* _Request_: Extract only the first line of the listing and every line after it up to and including the one with "800, 900, 1000];". Omit the pictures.

━━ Dataset extract ━━

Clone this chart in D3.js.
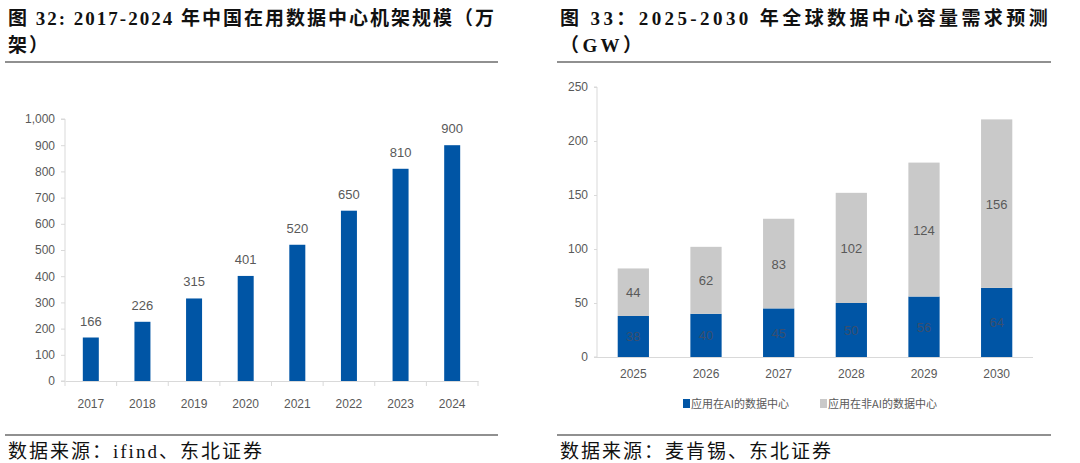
<!DOCTYPE html>
<html>
<head>
<meta charset="utf-8">
<style>
  body { margin: 0; background: #fff; }
  svg { display: block; }
  .title { font-family: "Liberation Serif", "Noto Sans CJK SC", serif; font-weight: bold; font-size: 19px; fill: #111; }
  .source { font-family: "Liberation Serif", "Noto Sans CJK SC", serif; font-size: 19px; letter-spacing: 2px; fill: #111; }
  .tick text { font-family: "Liberation Sans Narrow", "Liberation Sans", sans-serif; font-size: 12px; fill: #595959; }
  .lbl { font-family: "Liberation Sans Narrow", "Liberation Sans", sans-serif; font-size: 13px; fill: #595959; }
  .legend { font-family: "Noto Sans CJK SC", sans-serif; font-size: 11px; fill: #595959; }
</style>
</head>
<body>
<script src="https://cdn.jsdelivr.net/npm/d3@7"></script>
<script>
// left chart: racks in use (10k)
const rackYears = ['2017', '2018', '2019', '2020', '2021', '2022', '2023', '2024'];
const rackValues = [166, 226, 315, 401, 520, 650, 810, 900];
const rackTicks = [0, 100, 200, 300, 400, 500, 600, 700, 800, 900, 1000];

// right chart: global data center capacity demand (GW)
const capYears = ['2025', '2026', '2027', '2028', '2029', '2030'];
const aiValues = [38, 40, 45, 50, 56, 64];
const nonAiValues = [44, 62, 83, 102, 124, 156];
const capTicks = [0, 50, 100, 150, 200, 250];
const seriesNames = ['应用在AI的数据中心', '应用在非AI的数据中心'];

const blue = '#0055a5';
const grey = '#c9c9c9';
const axisCol = '#d9d9d9';

const svg = d3.select('body').append('svg')
  .attr('width', 1080)
  .attr('height', 463);

// titles + rules
function header(x0, x1, lines, spacing) {
  lines.forEach((t, i) => {
    svg.append('text').attr('class', 'title')
      .attr('x', x0 + 3).attr('y', 25 + i * 27)
      .style('letter-spacing', spacing + 'px')
      .text(t);
  });
  svg.append('line').attr('x1', x0).attr('x2', x1).attr('y1', 62).attr('y2', 62)
    .attr('stroke', '#222').attr('stroke-width', 1.2);
}
function footer(x0, x1, t) {
  svg.append('line').attr('x1', x0).attr('x2', x1).attr('y1', 435).attr('y2', 435)
    .attr('stroke', '#222').attr('stroke-width', 1.2);
  svg.append('text').attr('class', 'source')
    .attr('x', x0 + 3).attr('y', 458)
    .text(t);
}

header(5, 498, ['图 32: 2017-2024 年中国在用数据中心机架规模（万', '架）'], 2);
header(557, 1051, ['图  33：2025-2030 年全球数据中心容量需求预测', '（GW）'], 3.4);
footer(5, 498, '数据来源：ifind、东北证券');
footer(557, 1051, '数据来源：麦肯锡、东北证券');

// ---- left chart ----
const x1 = d3.scaleBand().domain(rackYears).range([65, 478]).paddingInner(0.69).paddingOuter(0.345);
const xb1 = d3.scaleBand().domain(rackYears).range([65, 478]);
const y1 = d3.scaleLinear().domain([0, 1000]).range([381, 119]);

const g1 = svg.append('g');

g1.append('g')
  .attr('transform', 'translate(65,0)')
  .call(d3.axisLeft(y1).tickValues(rackTicks).tickFormat(d3.format(',')).tickSize(4).tickPadding(6))
  .call(g => g.selectAll('line, path').attr('stroke', axisCol))
  .call(g => g.select('.domain').attr('d', 'M-4,119H0V381H-4'));

g1.append('g')
  .attr('transform', 'translate(0,381)')
  .call(d3.axisBottom(xb1).tickSize(0).tickPadding(18))
  .call(g => g.select('.domain').attr('stroke', axisCol));

// category boundary ticks
g1.selectAll('.sep').data(rackYears.concat(['end']))
  .enter().append('line')
  .attr('x1', (d, i) => 65 + i * xb1.step())
  .attr('x2', (d, i) => 65 + i * xb1.step())
  .attr('y1', 381).attr('y2', 386)
  .attr('stroke', axisCol);

g1.selectAll('.bar').data(rackValues)
  .enter().append('rect')
  .attr('x', (d, i) => x1(rackYears[i]))
  .attr('y', d => y1(d))
  .attr('width', x1.bandwidth())
  .attr('height', d => y1(0) - y1(d))
  .attr('fill', blue);

g1.selectAll('.lbl').data(rackValues)
  .enter().append('text').attr('class', 'lbl')
  .attr('x', (d, i) => x1(rackYears[i]) + x1.bandwidth() / 2)
  .attr('y', d => y1(d) - 12)
  .attr('text-anchor', 'middle')
  .text(d => d);

// ---- right chart ----
const x2 = d3.scaleBand().domain(capYears).range([597, 1033]).paddingInner(0.57).paddingOuter(0.285);
const y2 = d3.scaleLinear().domain([0, 250]).range([357, 87]);

const g2 = svg.append('g');

g2.append('g')
  .attr('transform', 'translate(597,0)')
  .call(d3.axisLeft(y2).tickValues(capTicks).tickSize(3).tickPadding(6))
  .call(g => g.selectAll('line, path').attr('stroke', axisCol))
  .call(g => g.select('.domain').attr('d', 'M-3,87H0V357H-3'));

g2.append('g')
  .attr('transform', 'translate(0,357)')
  .call(d3.axisBottom(x2).tickSize(0).tickPadding(12))
  .call(g => g.select('.domain').attr('stroke', axisCol).attr('d', 'M597,0.5H1033'));

const stacked = capYears.map((yr, i) => ({ yr, ai: aiValues[i], non: nonAiValues[i] }));
const stack = d3.stack().keys(['ai', 'non'])(stacked);
const fills = [blue, grey];
const labelCol = ['#3a4f6e', '#595959'];

stack.forEach((layer, k) => {
  g2.selectAll('.seg' + k).data(layer)
    .enter().append('rect')
    .attr('x', d => x2(d.data.yr))
    .attr('y', d => y2(d[1]))
    .attr('width', x2.bandwidth())
    .attr('height', d => y2(d[0]) - y2(d[1]))
    .attr('fill', fills[k]);
  g2.selectAll('.sl' + k).data(layer)
    .enter().append('text').attr('class', 'lbl')
    .attr('x', d => x2(d.data.yr) + x2.bandwidth() / 2)
    .attr('y', d => (y2(d[0]) + y2(d[1])) / 2 + 5)
    .attr('text-anchor', 'middle')
    .style('fill', labelCol[k])
    .text(d => d[1] - d[0]);
});

// legend
const legX = [683, 820];
seriesNames.forEach((n, k) => {
  svg.append('rect').attr('x', legX[k]).attr('y', 399).attr('width', 7).attr('height', 9).attr('fill', fills[k]);
  svg.append('text').attr('class', 'legend').attr('x', legX[k] + 8).attr('y', 408).text(n);
});
</script>
</body>
</html>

━━━

* _Final result_:
Clone this chart in D3.js.
<!DOCTYPE html>
<html>
<head>
<meta charset="utf-8">
<style>
  body { margin: 0; background: #fff; }
  svg { display: block; }
  .title { font-family: "Liberation Serif", "Noto Sans CJK SC", serif; font-weight: bold; font-size: 19px; fill: #111; }
  .source { font-family: "Liberation Serif", "Noto Sans CJK SC", serif; font-size: 19px; letter-spacing: 2px; fill: #111; }
  .tick text { font-family: "Liberation Sans Narrow", "Liberation Sans", sans-serif; font-size: 12px; fill: #595959; }
  .lbl { font-family: "Liberation Sans Narrow", "Liberation Sans", sans-serif; font-size: 13px; fill: #595959; }
  .legend { font-family: "Noto Sans CJK SC", sans-serif; font-size: 11px; fill: #595959; }
</style>
</head>
<body>
<script src="https://cdn.jsdelivr.net/npm/d3@7"></script>
<script>
// left chart: racks in use (10k)
const rackYears = ['2017', '2018', '2019', '2020', '2021', '2022', '2023', '2024'];
const rackValues = [166, 226, 315, 401, 520, 650, 810, 900];
const rackTicks = [0, 100, 200, 300, 400, 500, 600, 700, 800, 900, 1000];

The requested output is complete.